• _Exercise_
Transcribe every line from the top down to the line with "14.46, 15.37, 14.57]", both ends included, but not the pictures.

=== Information provided ===

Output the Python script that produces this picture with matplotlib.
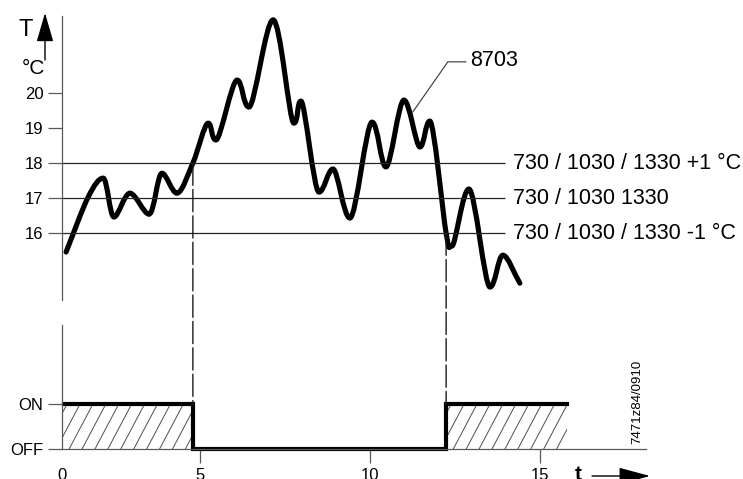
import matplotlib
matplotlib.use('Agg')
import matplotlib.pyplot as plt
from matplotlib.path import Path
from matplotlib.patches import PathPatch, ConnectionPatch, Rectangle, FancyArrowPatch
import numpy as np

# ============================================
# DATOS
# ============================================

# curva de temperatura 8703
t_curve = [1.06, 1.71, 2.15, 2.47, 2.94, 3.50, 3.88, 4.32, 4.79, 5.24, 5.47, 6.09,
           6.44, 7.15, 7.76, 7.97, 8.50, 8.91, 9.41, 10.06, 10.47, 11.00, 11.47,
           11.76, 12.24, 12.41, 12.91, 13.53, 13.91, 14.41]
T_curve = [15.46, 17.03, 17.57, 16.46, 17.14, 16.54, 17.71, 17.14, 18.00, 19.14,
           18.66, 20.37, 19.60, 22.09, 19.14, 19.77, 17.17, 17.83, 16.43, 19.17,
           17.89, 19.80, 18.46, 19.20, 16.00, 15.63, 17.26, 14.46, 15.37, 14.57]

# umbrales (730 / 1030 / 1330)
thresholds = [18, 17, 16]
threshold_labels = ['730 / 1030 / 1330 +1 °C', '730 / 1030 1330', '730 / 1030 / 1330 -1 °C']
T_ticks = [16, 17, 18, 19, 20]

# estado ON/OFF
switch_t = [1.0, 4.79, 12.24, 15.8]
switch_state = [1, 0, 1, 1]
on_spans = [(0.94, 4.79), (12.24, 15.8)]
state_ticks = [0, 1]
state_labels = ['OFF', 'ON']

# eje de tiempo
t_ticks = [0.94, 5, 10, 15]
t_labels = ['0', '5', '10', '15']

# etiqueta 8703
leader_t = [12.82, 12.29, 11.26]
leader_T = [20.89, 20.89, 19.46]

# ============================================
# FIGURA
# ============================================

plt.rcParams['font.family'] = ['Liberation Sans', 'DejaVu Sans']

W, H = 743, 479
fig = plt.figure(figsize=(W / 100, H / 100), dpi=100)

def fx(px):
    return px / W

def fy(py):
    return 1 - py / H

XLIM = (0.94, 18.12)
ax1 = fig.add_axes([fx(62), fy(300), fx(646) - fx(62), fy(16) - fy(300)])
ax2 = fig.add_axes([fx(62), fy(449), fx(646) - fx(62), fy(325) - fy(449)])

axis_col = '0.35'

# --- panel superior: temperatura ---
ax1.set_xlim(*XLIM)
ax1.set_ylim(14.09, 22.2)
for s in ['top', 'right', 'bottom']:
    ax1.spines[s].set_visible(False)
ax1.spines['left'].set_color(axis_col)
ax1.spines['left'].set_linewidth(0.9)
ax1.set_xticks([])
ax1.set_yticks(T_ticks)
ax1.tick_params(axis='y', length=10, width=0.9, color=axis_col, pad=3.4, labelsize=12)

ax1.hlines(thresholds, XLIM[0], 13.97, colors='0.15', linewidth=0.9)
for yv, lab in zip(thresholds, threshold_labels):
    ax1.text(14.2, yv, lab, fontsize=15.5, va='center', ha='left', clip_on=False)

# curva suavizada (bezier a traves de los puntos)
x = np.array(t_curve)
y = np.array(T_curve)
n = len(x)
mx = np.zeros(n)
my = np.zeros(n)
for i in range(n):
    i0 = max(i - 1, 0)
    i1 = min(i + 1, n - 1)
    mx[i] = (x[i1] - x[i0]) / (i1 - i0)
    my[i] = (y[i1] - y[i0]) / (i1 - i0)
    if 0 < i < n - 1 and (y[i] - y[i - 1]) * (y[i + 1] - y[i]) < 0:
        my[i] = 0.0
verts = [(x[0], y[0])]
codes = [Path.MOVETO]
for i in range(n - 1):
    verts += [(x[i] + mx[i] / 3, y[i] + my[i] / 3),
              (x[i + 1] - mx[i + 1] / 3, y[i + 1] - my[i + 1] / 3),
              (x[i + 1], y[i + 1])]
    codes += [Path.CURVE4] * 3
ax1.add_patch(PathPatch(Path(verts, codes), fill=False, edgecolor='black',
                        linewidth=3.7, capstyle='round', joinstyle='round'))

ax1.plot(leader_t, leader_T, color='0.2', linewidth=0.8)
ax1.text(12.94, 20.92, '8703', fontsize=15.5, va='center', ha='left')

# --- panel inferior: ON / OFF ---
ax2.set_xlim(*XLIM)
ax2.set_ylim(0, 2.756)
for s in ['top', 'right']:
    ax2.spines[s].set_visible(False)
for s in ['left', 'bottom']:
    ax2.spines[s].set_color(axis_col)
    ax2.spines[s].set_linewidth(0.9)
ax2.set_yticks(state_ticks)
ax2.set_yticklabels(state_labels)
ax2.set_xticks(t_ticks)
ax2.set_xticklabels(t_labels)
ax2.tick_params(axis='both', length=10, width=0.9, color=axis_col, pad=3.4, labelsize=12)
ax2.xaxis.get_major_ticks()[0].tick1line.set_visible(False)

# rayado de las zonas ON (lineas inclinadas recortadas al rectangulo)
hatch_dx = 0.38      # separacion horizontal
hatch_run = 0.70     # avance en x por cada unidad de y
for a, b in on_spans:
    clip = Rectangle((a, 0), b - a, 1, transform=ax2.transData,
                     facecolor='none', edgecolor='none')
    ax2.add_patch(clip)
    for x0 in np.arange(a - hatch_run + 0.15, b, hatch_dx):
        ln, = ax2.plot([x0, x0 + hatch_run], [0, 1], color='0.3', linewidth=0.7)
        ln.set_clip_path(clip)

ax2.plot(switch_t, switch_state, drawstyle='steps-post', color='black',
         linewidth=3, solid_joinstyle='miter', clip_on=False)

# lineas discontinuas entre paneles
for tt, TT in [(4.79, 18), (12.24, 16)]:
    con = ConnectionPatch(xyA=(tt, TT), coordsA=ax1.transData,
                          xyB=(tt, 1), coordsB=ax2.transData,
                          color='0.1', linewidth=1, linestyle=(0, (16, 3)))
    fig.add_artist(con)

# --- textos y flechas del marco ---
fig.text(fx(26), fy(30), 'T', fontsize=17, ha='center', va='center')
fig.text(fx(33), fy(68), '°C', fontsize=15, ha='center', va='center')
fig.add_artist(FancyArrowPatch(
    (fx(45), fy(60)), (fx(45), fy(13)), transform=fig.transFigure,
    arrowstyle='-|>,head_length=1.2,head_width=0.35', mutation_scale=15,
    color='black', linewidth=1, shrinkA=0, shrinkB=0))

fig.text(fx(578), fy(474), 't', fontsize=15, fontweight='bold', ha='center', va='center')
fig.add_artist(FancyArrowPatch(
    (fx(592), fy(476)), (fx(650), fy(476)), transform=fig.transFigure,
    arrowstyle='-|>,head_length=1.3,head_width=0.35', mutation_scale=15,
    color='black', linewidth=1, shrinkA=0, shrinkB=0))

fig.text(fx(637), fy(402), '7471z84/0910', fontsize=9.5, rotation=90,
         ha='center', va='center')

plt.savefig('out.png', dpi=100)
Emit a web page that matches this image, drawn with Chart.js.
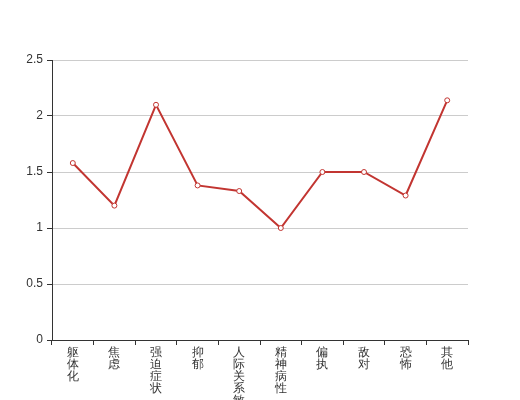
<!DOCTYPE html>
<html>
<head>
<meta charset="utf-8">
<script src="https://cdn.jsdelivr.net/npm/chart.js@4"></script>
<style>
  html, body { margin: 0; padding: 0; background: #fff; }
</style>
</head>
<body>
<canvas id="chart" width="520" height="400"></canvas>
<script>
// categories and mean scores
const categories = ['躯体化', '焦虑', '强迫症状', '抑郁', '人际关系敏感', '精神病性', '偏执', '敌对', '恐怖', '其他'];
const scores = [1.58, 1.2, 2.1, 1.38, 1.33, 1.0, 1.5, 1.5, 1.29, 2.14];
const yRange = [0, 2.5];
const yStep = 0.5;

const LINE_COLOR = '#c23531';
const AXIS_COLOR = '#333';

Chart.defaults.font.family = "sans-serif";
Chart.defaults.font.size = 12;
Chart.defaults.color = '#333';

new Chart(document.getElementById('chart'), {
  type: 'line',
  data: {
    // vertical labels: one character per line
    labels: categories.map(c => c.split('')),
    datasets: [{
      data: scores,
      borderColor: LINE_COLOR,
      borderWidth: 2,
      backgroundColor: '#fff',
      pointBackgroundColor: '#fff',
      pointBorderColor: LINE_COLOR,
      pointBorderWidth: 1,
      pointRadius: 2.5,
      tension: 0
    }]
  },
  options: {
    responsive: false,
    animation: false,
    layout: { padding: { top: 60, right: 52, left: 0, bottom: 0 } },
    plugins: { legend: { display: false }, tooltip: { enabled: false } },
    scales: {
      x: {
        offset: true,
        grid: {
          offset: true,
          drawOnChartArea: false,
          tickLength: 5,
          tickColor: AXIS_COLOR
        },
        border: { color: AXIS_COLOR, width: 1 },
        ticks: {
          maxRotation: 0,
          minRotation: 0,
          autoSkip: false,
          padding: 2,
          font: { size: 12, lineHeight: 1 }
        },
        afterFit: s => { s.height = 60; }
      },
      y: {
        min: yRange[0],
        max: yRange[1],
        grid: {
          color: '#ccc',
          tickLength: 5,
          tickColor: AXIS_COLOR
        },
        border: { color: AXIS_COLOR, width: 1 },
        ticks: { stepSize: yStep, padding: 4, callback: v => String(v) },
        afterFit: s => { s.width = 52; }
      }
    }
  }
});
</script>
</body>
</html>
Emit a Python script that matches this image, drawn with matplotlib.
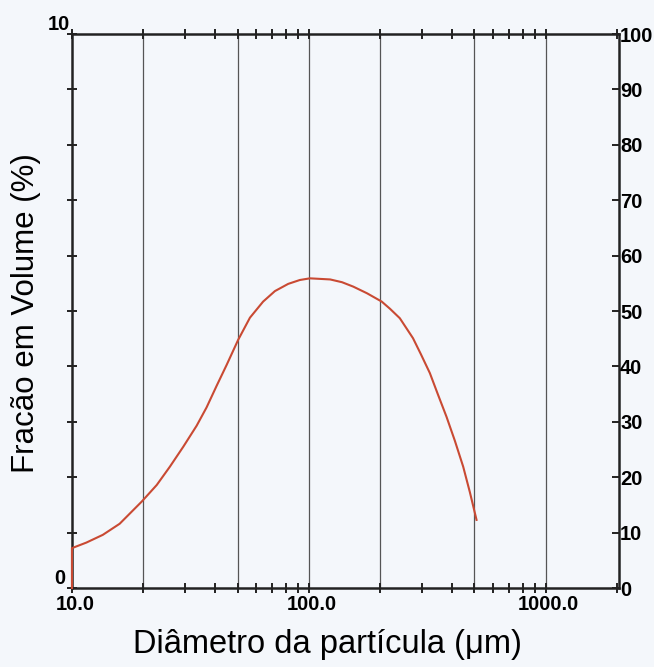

===

• _Result for this exercise_
Output the Python script that produces this picture with matplotlib.
import matplotlib
matplotlib.use('Agg')
import matplotlib.pyplot as plt
from matplotlib.path import Path
from matplotlib.patches import PathPatch, ConnectionPatch, Rectangle, FancyArrowPatch
import numpy as np

# ============================================
# DATOS
# ============================================

# curva de temperatura 8703
t_curve = [1.06, 1.71, 2.15, 2.47, 2.94, 3.50, 3.88, 4.32, 4.79, 5.24, 5.47, 6.09,
           6.44, 7.15, 7.76, 7.97, 8.50, 8.91, 9.41, 10.06, 10.47, 11.00, 11.47,
           11.76, 12.24, 12.41, 12.91, 13.53, 13.91, 14.41]
T_curve = [15.46, 17.03, 17.57, 16.46, 17.14, 16.54, 17.71, 17.14, 18.00, 19.14,
           18.66, 20.37, 19.60, 22.09, 19.14, 19.77, 17.17, 17.83, 16.43, 19.17,
           17.89, 19.80, 18.46, 19.20, 16.00, 15.63, 17.26, 14.46, 15.37, 14.57]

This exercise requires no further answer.